▸ **Raw data**
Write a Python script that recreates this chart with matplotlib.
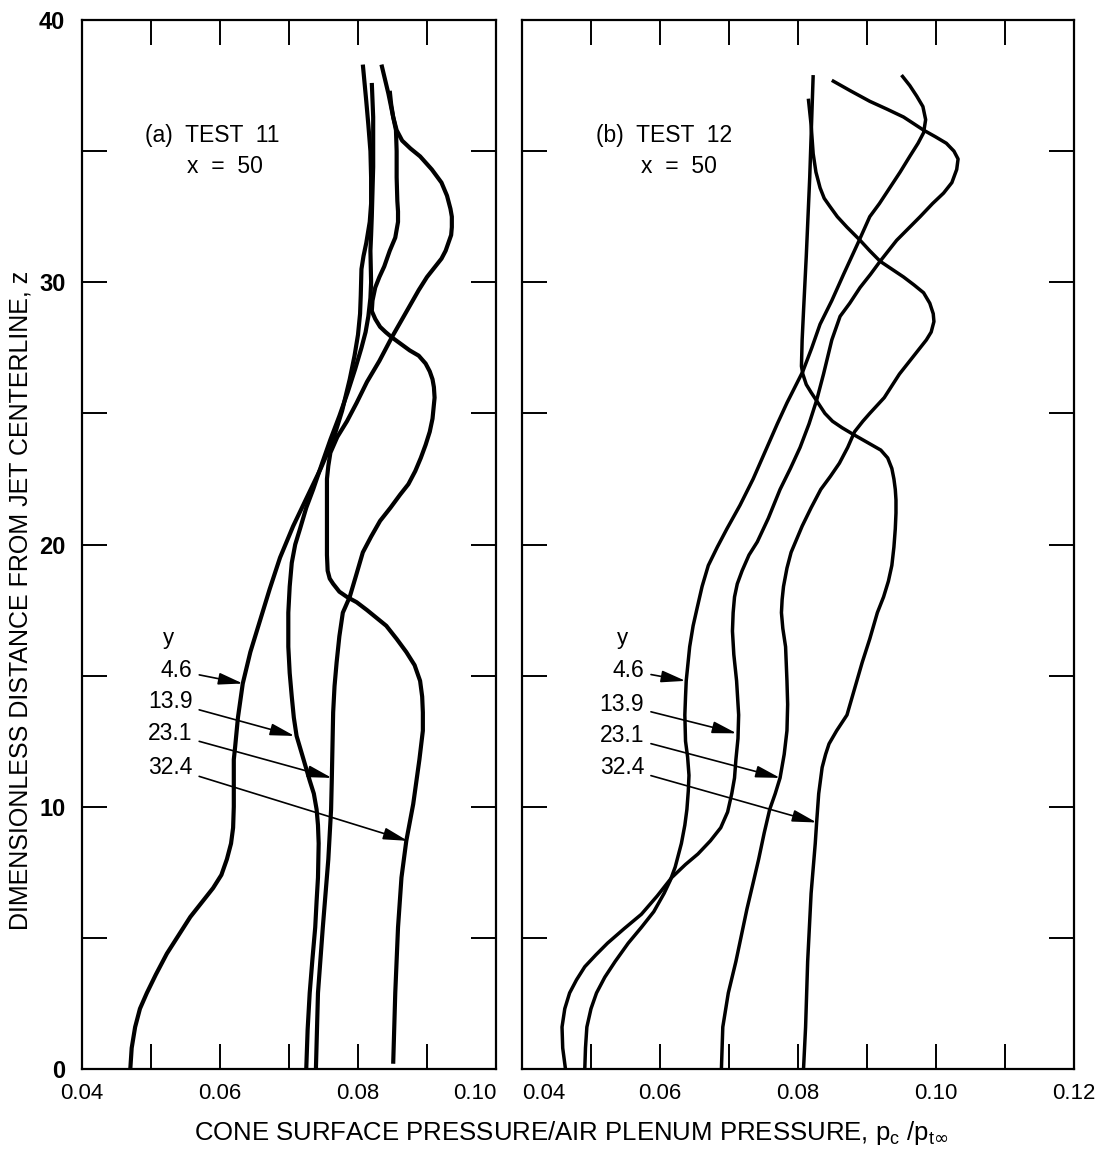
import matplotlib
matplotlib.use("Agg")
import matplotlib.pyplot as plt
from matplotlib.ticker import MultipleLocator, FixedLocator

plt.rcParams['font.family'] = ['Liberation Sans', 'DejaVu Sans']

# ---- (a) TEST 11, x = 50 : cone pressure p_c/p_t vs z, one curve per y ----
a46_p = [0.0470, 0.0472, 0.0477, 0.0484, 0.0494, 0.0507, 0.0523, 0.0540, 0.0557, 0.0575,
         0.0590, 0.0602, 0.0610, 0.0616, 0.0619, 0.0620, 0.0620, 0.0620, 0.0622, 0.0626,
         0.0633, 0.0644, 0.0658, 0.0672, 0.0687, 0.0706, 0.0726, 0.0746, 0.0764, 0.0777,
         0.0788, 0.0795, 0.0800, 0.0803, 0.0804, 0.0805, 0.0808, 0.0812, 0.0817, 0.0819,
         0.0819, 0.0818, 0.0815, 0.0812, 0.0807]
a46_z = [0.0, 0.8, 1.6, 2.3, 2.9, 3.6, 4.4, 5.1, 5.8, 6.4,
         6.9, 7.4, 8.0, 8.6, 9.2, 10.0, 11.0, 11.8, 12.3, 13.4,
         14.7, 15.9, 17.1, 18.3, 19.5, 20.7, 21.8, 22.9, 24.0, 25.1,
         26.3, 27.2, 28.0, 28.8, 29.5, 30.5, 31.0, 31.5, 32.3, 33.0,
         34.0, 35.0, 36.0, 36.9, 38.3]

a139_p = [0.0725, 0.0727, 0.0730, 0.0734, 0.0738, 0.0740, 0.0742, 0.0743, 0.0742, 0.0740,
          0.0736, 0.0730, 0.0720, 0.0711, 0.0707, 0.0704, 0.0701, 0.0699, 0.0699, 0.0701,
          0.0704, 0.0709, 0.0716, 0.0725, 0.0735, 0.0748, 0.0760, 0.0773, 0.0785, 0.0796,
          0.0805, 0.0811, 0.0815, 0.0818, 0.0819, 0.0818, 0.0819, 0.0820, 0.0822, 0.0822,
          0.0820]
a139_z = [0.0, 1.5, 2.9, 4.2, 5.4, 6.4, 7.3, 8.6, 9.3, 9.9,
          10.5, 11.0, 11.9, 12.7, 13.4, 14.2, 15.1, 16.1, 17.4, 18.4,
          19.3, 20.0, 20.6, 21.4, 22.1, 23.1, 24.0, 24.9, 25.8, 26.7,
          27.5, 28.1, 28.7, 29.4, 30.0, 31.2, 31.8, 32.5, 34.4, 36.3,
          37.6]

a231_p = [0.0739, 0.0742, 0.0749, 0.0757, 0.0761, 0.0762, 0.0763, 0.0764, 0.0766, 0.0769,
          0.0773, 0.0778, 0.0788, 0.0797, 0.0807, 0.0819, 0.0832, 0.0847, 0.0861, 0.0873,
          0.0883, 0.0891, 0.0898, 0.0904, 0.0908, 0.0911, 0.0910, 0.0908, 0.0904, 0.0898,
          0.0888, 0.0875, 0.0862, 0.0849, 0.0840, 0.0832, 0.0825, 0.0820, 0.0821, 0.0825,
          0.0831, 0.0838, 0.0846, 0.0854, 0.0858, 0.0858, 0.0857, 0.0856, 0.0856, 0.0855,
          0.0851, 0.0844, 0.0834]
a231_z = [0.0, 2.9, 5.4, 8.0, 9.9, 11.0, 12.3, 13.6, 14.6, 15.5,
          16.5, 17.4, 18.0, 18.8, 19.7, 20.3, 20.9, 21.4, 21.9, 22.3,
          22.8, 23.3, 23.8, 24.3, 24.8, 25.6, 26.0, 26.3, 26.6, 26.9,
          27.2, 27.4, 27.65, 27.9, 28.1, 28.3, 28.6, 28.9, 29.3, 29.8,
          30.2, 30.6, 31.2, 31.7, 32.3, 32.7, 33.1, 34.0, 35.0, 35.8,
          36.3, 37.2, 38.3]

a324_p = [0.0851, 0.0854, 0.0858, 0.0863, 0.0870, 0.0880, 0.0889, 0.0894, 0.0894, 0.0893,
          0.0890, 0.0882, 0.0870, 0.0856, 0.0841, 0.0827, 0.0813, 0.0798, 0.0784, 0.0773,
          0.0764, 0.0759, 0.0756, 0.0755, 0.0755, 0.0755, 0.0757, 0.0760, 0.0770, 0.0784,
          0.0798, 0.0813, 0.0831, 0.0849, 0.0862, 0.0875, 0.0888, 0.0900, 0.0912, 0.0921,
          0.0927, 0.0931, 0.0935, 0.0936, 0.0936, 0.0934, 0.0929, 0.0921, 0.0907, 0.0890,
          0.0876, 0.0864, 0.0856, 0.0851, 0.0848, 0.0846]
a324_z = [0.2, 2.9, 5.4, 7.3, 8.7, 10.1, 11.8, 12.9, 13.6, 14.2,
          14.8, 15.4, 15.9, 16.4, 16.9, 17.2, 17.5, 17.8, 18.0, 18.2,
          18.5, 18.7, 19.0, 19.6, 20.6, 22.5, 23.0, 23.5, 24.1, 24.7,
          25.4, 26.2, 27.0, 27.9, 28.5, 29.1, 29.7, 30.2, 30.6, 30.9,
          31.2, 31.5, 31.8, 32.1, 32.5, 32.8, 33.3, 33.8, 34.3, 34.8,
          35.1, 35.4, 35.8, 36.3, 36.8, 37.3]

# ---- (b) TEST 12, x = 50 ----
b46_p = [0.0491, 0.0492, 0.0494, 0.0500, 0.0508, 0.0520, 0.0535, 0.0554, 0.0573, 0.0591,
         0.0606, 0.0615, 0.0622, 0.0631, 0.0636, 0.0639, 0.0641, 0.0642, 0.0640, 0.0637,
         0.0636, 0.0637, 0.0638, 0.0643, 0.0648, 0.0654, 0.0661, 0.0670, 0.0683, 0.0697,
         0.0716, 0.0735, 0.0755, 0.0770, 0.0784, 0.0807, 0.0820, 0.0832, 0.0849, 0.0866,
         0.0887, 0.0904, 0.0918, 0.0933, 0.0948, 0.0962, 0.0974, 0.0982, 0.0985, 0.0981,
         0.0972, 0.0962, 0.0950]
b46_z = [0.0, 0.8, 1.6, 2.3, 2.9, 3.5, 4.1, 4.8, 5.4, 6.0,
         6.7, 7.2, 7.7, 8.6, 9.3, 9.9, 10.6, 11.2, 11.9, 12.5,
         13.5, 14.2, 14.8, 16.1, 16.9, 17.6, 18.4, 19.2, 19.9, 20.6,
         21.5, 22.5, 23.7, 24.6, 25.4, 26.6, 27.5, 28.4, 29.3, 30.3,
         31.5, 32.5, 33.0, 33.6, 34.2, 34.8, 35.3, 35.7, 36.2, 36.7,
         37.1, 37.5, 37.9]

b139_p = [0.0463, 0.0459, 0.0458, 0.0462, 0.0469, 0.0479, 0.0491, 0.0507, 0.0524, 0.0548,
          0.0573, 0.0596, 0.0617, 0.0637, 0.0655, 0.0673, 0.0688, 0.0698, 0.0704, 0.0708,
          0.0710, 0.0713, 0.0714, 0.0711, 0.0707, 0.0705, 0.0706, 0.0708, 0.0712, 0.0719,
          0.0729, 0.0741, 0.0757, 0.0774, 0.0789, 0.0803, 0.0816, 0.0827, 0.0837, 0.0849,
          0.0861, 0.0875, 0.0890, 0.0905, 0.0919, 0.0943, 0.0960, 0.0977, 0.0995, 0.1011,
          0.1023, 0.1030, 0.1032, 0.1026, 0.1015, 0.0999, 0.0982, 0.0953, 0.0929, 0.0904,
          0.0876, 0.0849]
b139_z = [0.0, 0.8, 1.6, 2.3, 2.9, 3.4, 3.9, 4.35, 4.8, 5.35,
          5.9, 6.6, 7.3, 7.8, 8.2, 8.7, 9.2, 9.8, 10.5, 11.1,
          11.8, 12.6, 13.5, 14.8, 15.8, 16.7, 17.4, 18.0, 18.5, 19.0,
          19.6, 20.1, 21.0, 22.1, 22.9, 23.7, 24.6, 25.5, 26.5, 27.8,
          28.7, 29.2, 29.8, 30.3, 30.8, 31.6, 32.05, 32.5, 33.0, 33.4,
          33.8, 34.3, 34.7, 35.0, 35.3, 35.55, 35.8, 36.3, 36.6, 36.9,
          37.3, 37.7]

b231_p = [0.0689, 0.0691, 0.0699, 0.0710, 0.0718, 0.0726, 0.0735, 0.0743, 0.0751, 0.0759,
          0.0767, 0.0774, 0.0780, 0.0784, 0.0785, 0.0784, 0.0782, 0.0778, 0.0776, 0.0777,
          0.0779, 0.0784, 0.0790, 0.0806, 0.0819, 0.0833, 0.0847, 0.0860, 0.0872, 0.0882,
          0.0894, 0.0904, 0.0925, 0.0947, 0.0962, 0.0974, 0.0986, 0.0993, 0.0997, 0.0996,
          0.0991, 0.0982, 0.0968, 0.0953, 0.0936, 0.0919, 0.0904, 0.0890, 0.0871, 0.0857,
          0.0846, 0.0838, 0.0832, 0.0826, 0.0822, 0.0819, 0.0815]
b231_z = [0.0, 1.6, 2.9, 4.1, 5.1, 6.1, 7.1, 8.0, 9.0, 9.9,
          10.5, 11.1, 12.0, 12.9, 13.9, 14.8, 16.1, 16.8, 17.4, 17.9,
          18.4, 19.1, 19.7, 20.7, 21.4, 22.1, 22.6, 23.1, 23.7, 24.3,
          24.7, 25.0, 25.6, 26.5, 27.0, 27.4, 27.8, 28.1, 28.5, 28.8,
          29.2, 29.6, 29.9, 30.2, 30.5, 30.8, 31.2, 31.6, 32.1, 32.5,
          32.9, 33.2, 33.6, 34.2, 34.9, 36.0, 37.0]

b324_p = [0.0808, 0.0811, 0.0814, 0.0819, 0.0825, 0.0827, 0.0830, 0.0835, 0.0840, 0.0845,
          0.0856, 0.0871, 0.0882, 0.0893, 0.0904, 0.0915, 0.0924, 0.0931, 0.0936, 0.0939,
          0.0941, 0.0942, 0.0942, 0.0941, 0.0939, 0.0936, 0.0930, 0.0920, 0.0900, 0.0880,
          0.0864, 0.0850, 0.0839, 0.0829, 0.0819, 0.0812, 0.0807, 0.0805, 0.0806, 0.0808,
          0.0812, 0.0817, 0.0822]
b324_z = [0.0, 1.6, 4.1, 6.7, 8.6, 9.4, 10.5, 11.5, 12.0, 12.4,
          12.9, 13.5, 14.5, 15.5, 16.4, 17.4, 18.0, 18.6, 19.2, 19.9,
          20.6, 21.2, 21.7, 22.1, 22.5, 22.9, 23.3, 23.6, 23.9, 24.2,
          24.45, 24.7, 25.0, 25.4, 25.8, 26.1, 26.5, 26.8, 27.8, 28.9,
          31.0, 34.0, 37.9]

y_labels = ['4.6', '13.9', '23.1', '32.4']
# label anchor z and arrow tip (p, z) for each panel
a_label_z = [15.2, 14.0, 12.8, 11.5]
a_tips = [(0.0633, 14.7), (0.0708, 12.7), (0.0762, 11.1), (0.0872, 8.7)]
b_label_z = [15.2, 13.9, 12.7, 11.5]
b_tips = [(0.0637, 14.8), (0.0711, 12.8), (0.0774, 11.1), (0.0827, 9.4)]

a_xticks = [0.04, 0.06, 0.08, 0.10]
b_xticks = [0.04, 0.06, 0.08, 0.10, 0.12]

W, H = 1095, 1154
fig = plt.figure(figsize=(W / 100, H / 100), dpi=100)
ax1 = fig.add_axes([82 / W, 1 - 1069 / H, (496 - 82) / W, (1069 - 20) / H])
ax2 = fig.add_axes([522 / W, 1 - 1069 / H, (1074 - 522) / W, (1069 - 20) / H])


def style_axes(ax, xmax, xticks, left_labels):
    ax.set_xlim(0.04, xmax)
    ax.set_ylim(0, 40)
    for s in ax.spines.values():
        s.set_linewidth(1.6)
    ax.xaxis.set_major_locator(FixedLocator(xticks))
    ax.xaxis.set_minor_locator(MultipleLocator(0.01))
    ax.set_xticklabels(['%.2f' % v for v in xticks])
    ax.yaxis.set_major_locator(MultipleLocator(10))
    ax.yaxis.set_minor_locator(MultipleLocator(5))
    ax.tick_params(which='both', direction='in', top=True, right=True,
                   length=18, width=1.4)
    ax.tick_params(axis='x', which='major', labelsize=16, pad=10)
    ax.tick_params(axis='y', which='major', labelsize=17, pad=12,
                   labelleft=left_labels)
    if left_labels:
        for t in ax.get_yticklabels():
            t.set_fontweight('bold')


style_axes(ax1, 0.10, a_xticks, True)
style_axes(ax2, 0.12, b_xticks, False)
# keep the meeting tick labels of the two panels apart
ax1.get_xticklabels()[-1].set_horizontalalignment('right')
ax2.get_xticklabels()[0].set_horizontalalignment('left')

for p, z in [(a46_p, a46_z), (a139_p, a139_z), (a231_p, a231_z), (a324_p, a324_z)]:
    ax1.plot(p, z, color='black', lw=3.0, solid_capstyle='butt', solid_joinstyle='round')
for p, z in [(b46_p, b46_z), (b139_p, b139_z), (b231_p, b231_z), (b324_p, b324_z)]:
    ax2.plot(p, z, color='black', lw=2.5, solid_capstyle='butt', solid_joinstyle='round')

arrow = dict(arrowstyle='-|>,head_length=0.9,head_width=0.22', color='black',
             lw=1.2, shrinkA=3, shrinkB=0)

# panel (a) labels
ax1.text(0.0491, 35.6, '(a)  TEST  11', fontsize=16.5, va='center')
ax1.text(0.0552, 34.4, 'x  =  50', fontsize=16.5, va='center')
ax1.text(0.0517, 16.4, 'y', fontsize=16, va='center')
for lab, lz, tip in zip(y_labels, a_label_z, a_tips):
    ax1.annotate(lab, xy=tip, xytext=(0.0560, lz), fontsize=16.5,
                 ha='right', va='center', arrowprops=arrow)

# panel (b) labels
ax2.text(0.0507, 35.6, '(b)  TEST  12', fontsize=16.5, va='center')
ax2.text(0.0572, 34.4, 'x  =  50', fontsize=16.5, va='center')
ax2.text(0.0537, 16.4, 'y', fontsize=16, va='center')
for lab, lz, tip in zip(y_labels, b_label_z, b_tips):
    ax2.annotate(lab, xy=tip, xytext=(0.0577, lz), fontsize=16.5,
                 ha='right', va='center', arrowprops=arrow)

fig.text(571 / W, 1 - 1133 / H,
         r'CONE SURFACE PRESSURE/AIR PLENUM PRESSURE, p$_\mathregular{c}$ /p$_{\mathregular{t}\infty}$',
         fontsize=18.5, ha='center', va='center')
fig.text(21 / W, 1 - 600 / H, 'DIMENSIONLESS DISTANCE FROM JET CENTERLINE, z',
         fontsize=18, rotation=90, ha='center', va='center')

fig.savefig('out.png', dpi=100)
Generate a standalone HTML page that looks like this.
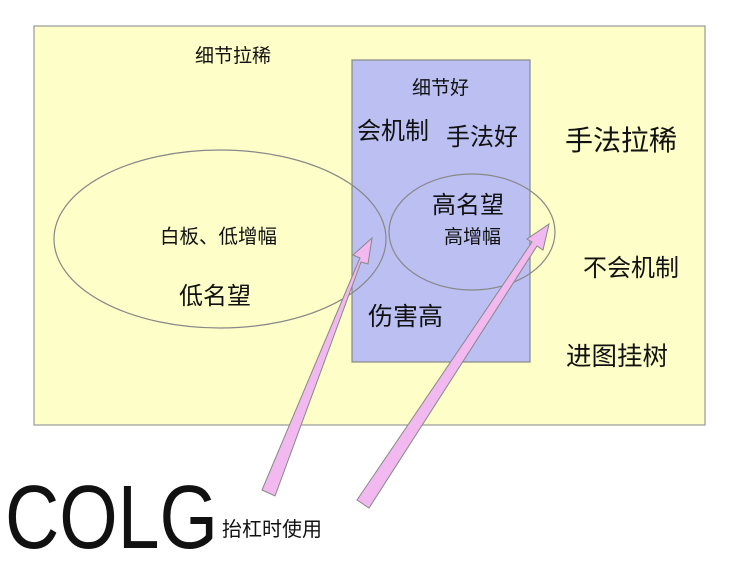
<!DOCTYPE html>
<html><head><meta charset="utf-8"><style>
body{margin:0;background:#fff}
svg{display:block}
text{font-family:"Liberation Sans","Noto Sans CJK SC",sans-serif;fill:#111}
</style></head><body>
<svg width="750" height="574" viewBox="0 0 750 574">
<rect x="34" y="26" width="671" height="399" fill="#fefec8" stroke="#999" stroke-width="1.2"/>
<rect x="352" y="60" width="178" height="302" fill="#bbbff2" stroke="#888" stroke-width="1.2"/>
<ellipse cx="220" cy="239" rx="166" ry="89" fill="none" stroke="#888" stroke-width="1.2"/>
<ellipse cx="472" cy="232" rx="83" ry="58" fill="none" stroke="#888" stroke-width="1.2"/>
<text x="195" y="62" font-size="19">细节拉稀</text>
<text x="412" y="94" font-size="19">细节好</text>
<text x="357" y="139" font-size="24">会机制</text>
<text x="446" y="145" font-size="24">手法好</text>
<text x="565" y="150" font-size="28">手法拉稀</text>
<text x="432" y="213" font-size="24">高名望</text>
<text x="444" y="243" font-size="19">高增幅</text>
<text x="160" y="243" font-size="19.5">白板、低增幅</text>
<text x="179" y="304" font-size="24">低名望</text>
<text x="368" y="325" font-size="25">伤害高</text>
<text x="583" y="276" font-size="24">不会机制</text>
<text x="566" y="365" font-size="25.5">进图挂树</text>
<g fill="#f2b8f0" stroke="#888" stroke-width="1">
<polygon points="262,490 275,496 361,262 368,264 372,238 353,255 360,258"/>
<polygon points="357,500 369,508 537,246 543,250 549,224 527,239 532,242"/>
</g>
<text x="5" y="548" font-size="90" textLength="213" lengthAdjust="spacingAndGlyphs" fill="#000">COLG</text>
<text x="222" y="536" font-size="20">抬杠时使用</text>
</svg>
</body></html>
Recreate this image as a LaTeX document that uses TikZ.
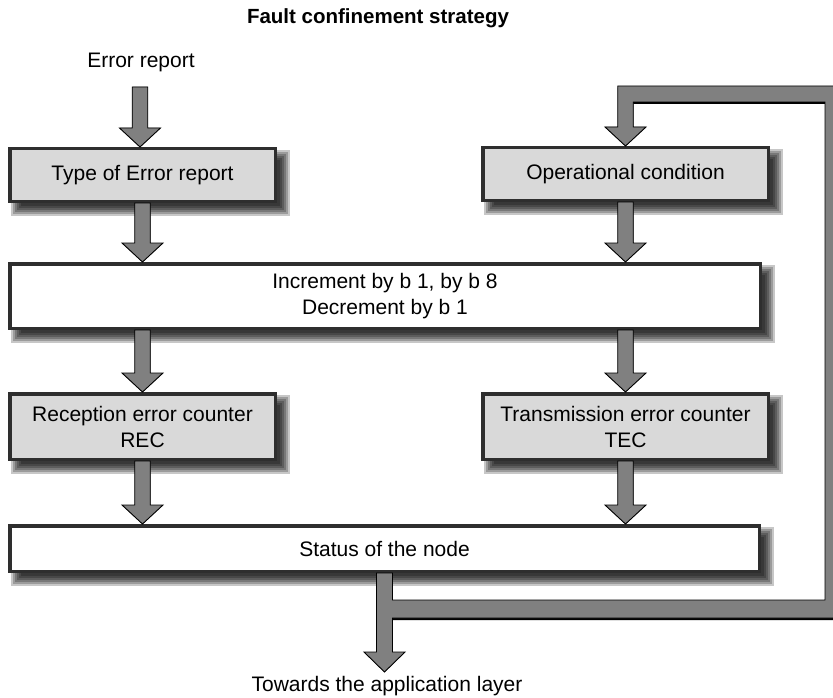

▸ **Aim**
Exactly as written, repeat the lines from the beginning of the entries up to and including the line with "plt.rcParams['font.family'] = ['Liberation", but not the pictures.

▸ **Solution to this exercise**
Write a Python script that recreates this chart with matplotlib.
import matplotlib
matplotlib.use("Agg")
import matplotlib.pyplot as plt
from matplotlib.ticker import MultipleLocator, FixedLocator

plt.rcParams['font.family'] = ['Liberation Sans', 'DejaVu Sans']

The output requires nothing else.